### EXERCISE AIM
Skip the pictures, please, and write out exactly the lines from the opening of the data through the line containing "import plotly.graph_objects as go".

### AVAILABLE DATA
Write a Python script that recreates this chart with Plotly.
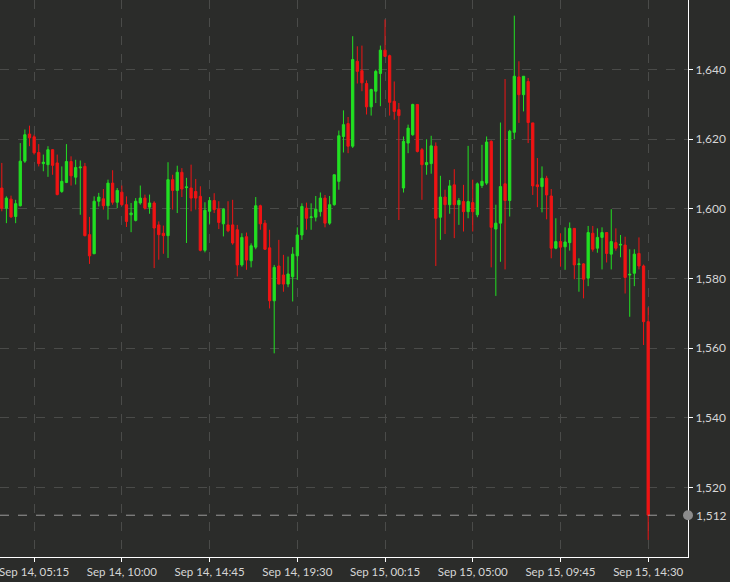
import pandas as pd
import plotly.graph_objects as go

# 15 minute candles, Sep 14 03:30 -> Sep 15 14:30
start = "2022-09-14 03:30"
opens = [1606.0, 1600.2, 1602.8, 1597.8, 1600.9, 1613.7, 1621.5, 1620.7, 1616.2, 1613.0,
         1612.7, 1617.0, 1613.2, 1605.0, 1607.6, 1613.6, 1609.1, 1611.8, 1612.2, 1592.6,
         1587.1, 1602.2, 1602.9, 1600.9, 1607.4, 1601.9, 1604.8, 1601.2, 1598.3, 1596.7,
         1601.7, 1603.1, 1600.5, 1601.7, 1595.4, 1593.0, 1592.3, 1608.4, 1605.3, 1610.5,
         1606.1, 1606.0, 1605.0, 1603.6, 1588.1, 1599.3, 1602.4, 1599.9, 1595.7, 1595.4,
         1595.4, 1594.0, 1583.9, 1592.0, 1585.1, 1589.0, 1600.9, 1595.9, 1588.8, 1573.6,
         1583.6, 1581.0, 1578.4, 1580.5, 1586.5, 1592.5, 1600.2, 1597.5, 1597.6, 1599.2,
         1603.1, 1595.9, 1601.2, 1607.9, 1620.8, 1624.5, 1618.0, 1642.4, 1639.7, 1636.0,
         1629.3, 1633.8, 1638.9, 1645.6, 1644.0, 1630.9, 1628.5, 1606.0, 1618.9, 1621.3,
         1630.0, 1617.0, 1612.7, 1613.0, 1618.0, 1597.6, 1603.4, 1601.2, 1606.9, 1601.2,
         1602.1, 1599.2, 1601.8, 1598.3, 1606.7, 1607.4, 1619.4, 1594.2, 1595.9, 1607.2,
         1602.4, 1622.0, 1637.9, 1632.8, 1636.6, 1624.7, 1606.9, 1606.4, 1608.8, 1603.7,
         1588.7, 1590.6, 1589.1, 1590.3, 1594.4, 1584.0, 1584.2, 1580.1, 1593.0, 1588.7,
         1591.8, 1593.2, 1587.0, 1590.3, 1589.6, 1589.6, 1581.0, 1581.5, 1587.2, 1583.6,
         1567.6]
highs = [1613.2, 1603.6, 1603.8, 1602.6, 1618.9, 1622.8, 1623.9, 1621.3, 1618.6, 1615.6,
         1618.0, 1617.2, 1615.6, 1612.2, 1618.6, 1615.1, 1614.1, 1613.9, 1613.2, 1597.7,
         1603.6, 1604.6, 1605.7, 1608.4, 1611.1, 1606.0, 1606.7, 1603.6, 1601.7, 1603.1,
         1606.7, 1604.1, 1604.1, 1602.2, 1596.4, 1595.2, 1613.4, 1609.8, 1612.4, 1611.7,
         1608.9, 1612.7, 1608.6, 1606.5, 1601.9, 1603.4, 1604.5, 1602.2, 1600.2, 1602.2,
         1602.6, 1595.4, 1593.0, 1593.2, 1590.1, 1603.4, 1601.2, 1596.8, 1594.0, 1583.9,
         1591.1, 1586.8, 1586.3, 1589.0, 1594.7, 1601.6, 1601.8, 1601.6, 1603.7, 1604.7,
         1604.0, 1603.7, 1609.8, 1622.5, 1628.3, 1626.4, 1649.6, 1646.7, 1646.9, 1636.9,
         1634.5, 1640.0, 1646.9, 1654.4, 1644.3, 1636.6, 1630.4, 1620.8, 1624.2, 1630.2,
         1630.0, 1617.5, 1620.0, 1621.0, 1619.1, 1609.5, 1605.5, 1608.3, 1611.4, 1603.1,
         1606.9, 1618.1, 1608.4, 1607.6, 1618.4, 1620.8, 1619.7, 1601.2, 1624.8, 1637.3,
         1622.7, 1655.5, 1642.4, 1638.1, 1637.6, 1624.7, 1614.6, 1612.2, 1609.5, 1605.7,
         1597.3, 1593.0, 1594.7, 1596.1, 1594.4, 1585.8, 1584.4, 1595.1, 1595.1, 1594.4,
         1594.7, 1593.2, 1599.9, 1594.4, 1592.5, 1592.0, 1588.4, 1588.4, 1591.8, 1584.0,
         1571.7]
lows = [1599.3, 1595.9, 1597.4, 1595.9, 1600.7, 1613.2, 1618.0, 1615.6, 1612.2, 1610.8,
        1609.2, 1609.8, 1603.9, 1604.6, 1607.4, 1606.7, 1607.0, 1598.3, 1592.1, 1584.2,
        1587.1, 1600.7, 1599.8, 1596.9, 1601.2, 1600.2, 1600.9, 1594.8, 1593.3, 1596.4,
        1601.2, 1599.8, 1598.6, 1583.0, 1585.4, 1587.1, 1585.9, 1599.8, 1598.8, 1603.4,
        1590.2, 1599.3, 1599.8, 1587.8, 1587.5, 1595.7, 1598.8, 1594.2, 1592.1, 1593.3,
        1589.7, 1580.6, 1583.4, 1582.5, 1583.2, 1588.4, 1594.0, 1588.2, 1571.4, 1558.5,
        1578.4, 1576.2, 1577.5, 1573.4, 1579.6, 1591.1, 1594.0, 1594.0, 1596.4, 1597.8,
        1594.7, 1595.4, 1600.9, 1605.5, 1616.2, 1616.0, 1617.5, 1636.0, 1633.8, 1627.1,
        1626.8, 1630.4, 1629.5, 1643.6, 1626.8, 1625.6, 1596.8, 1604.7, 1616.0, 1621.0,
        1616.2, 1602.6, 1609.8, 1610.1, 1583.6, 1591.1, 1592.8, 1598.6, 1591.6, 1595.4,
        1593.5, 1597.3, 1593.5, 1597.6, 1606.0, 1606.9, 1583.2, 1575.0, 1584.8, 1582.6,
        1597.8, 1620.0, 1624.7, 1628.0, 1618.9, 1604.0, 1600.5, 1599.0, 1597.0, 1585.8,
        1588.4, 1583.4, 1582.5, 1588.0, 1579.8, 1576.2, 1574.3, 1577.8, 1587.7, 1587.4,
        1582.6, 1584.6, 1582.6, 1588.0, 1586.1, 1575.7, 1569.0, 1577.8, 1582.6, 1560.9,
        1504.9]
closes = [1600.2, 1603.1, 1597.7, 1601.5, 1613.7, 1621.3, 1620.4, 1616.1, 1613.0, 1613.4,
          1617.0, 1612.5, 1604.1, 1607.9, 1613.6, 1609.5, 1611.9, 1612.0, 1592.3, 1586.5,
          1602.2, 1603.4, 1600.9, 1607.4, 1601.9, 1605.3, 1601.2, 1596.4, 1598.8, 1602.2,
          1603.1, 1600.2, 1601.7, 1594.5, 1592.6, 1592.3, 1608.4, 1605.3, 1610.5, 1605.7,
          1606.3, 1603.1, 1603.1, 1588.1, 1599.6, 1602.4, 1599.8, 1596.1, 1599.9, 1593.7,
          1590.2, 1583.9, 1591.8, 1585.3, 1589.4, 1600.9, 1595.7, 1588.4, 1573.6, 1583.2,
          1578.4, 1578.4, 1581.3, 1587.0, 1592.5, 1600.7, 1597.3, 1597.7, 1599.9, 1603.1,
          1595.9, 1601.2, 1609.8, 1621.0, 1624.2, 1618.0, 1642.9, 1639.5, 1636.2, 1629.3,
          1634.3, 1639.5, 1645.6, 1643.8, 1630.6, 1628.0, 1626.8, 1619.4, 1623.2, 1630.0,
          1616.5, 1612.7, 1613.3, 1618.1, 1597.3, 1603.4, 1601.2, 1606.6, 1601.2, 1602.4,
          1599.2, 1602.1, 1599.2, 1607.2, 1607.9, 1619.2, 1594.7, 1595.9, 1606.4, 1602.4,
          1622.3, 1638.1, 1632.8, 1638.1, 1624.8, 1606.6, 1606.4, 1608.8, 1604.0, 1588.7,
          1590.6, 1589.0, 1590.5, 1594.4, 1583.9, 1584.2, 1579.8, 1593.2, 1588.4, 1591.8,
          1593.2, 1587.2, 1590.6, 1588.7, 1589.8, 1580.3, 1581.2, 1587.0, 1583.6, 1567.6,
          1512.0]

times = pd.date_range(start, periods=len(opens), freq="15min")

x_ticks = ["2022-09-14 05:15", "2022-09-14 10:00", "2022-09-14 14:45", "2022-09-14 19:30",
           "2022-09-15 00:15", "2022-09-15 05:00", "2022-09-15 09:45", "2022-09-15 14:30"]
x_tick_text = ["Sep 14, 05:15", "Sep 14, 10:00", "Sep 14, 14:45", "Sep 14, 19:30",
               "Sep 15, 00:15", "Sep 15, 05:00", "Sep 15, 09:45", "Sep 15, 14:30"]
y_ticks = [1520, 1540, 1560, 1580, 1600, 1620, 1640]
last_price = 1512

bg = "#2b2c2a"
grid = "#4a4b49"
txt = "#d6d6d6"

fig = go.Figure()
fig.add_trace(go.Candlestick(
    x=times, open=opens, high=highs, low=lows, close=closes,
    increasing=dict(line=dict(color="#22e022", width=1), fillcolor="#22e022"),
    decreasing=dict(line=dict(color="#f01414", width=1), fillcolor="#f01414"),
    showlegend=False, hoverinfo="skip"
))

# last price line + dot
fig.add_shape(type="line", xref="paper", yref="y", x0=0, x1=1, y0=last_price, y1=last_price,
              line=dict(color="#9a9a9a", width=1, dash="dash"))
fig.add_shape(type="circle", xref="paper", yref="y", xsizemode="pixel", ysizemode="pixel",
              xanchor=1, yanchor=last_price, x0=-5, x1=5, y0=-5, y1=5,
              fillcolor="#8c8c8c", line=dict(width=0))
fig.add_annotation(xref="paper", yref="y", x=1, y=last_price, xanchor="left", xshift=6,
                   text=f"{last_price:,}", showarrow=False, font=dict(color=txt, size=12))

fig.update_layout(
    width=730, height=582,
    paper_bgcolor=bg, plot_bgcolor=bg,
    margin=dict(l=0, r=42, t=0, b=25),
    font=dict(family="Lato, 'Noto Sans', sans-serif", size=12, color=txt),
    xaxis=dict(
        range=["2022-09-14 03:24:09", "2022-09-15 16:39:20"],
        rangeslider=dict(visible=False),
        tickvals=x_ticks, ticktext=x_tick_text, tickfont=dict(size=11.5),
        showgrid=True, gridcolor=grid, griddash="dash", gridwidth=1,
        showline=True, linecolor="#ffffff", linewidth=1,
        ticks="outside", ticklen=4, tickcolor="#ffffff",
        ticklabeloverflow="allow", automargin=False,
        zeroline=False,
    ),
    yaxis=dict(
        range=[1500, 1660], side="right",
        tickvals=y_ticks, tickformat=",d",
        showgrid=True, gridcolor=grid, griddash="dash", gridwidth=1,
        showline=True, linecolor="#ffffff", linewidth=1,
        ticks="outside", ticklen=4, tickcolor="#ffffff",
        automargin=False,
        zeroline=False,
    ),
)

fig.write_html("out.html", config={"displayModeBar": False},
               post_script="document.body.style.margin='0';")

### THE RESULT
Write a Python script that recreates this chart with Plotly.
import pandas as pd
import plotly.graph_objects as go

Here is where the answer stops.